*The problem*
Wherever the string "this" appears in the listing, copy that line.

*Supplied data*
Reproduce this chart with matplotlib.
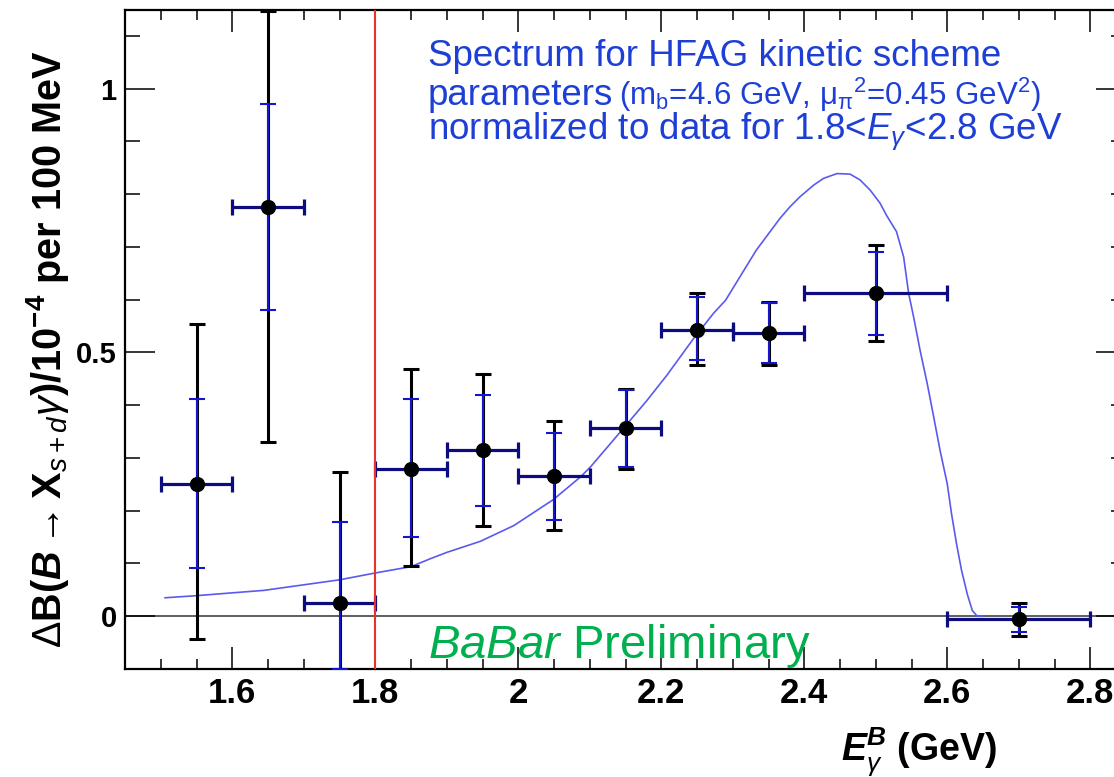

* * *

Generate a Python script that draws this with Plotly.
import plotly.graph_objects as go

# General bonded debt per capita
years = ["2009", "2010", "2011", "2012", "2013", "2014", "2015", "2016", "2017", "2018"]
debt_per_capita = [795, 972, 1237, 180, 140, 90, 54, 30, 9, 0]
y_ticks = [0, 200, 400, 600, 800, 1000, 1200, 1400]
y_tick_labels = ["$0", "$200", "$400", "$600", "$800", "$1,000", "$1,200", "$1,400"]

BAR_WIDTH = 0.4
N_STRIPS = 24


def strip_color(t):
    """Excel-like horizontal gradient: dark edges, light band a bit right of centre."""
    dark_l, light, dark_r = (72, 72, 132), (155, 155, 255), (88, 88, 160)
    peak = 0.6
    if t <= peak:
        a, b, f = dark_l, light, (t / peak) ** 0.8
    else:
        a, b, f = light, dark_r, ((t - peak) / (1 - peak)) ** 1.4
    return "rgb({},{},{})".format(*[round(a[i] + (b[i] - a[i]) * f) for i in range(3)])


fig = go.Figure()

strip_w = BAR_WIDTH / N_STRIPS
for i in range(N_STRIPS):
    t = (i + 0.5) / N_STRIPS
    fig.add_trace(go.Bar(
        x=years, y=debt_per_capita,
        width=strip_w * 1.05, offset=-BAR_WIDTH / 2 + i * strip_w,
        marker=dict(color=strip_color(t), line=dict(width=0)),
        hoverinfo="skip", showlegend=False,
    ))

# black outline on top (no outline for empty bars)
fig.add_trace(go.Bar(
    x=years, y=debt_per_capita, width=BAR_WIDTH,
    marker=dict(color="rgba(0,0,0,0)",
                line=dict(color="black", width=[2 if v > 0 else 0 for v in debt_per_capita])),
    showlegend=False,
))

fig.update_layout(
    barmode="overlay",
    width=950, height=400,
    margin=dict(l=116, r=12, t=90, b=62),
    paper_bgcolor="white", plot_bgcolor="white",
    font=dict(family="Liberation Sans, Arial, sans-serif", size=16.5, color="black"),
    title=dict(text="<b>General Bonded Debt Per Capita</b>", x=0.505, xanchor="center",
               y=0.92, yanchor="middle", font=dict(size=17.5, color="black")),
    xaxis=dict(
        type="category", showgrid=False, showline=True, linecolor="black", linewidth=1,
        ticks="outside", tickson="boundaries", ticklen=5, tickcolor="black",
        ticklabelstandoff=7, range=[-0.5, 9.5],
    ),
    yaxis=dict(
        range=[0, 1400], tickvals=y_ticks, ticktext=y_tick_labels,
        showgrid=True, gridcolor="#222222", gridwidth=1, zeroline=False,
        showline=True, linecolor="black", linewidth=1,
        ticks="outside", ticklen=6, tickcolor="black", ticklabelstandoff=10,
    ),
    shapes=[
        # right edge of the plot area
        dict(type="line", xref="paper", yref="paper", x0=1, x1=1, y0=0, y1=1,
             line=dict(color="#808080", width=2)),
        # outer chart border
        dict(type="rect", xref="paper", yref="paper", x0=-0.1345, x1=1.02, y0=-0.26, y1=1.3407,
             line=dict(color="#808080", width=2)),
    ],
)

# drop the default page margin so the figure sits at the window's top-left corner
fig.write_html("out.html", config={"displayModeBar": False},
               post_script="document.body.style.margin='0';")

*Answer to the problem*
Reproduce this chart with matplotlib.
Generate a Python script that draws this with Plotly.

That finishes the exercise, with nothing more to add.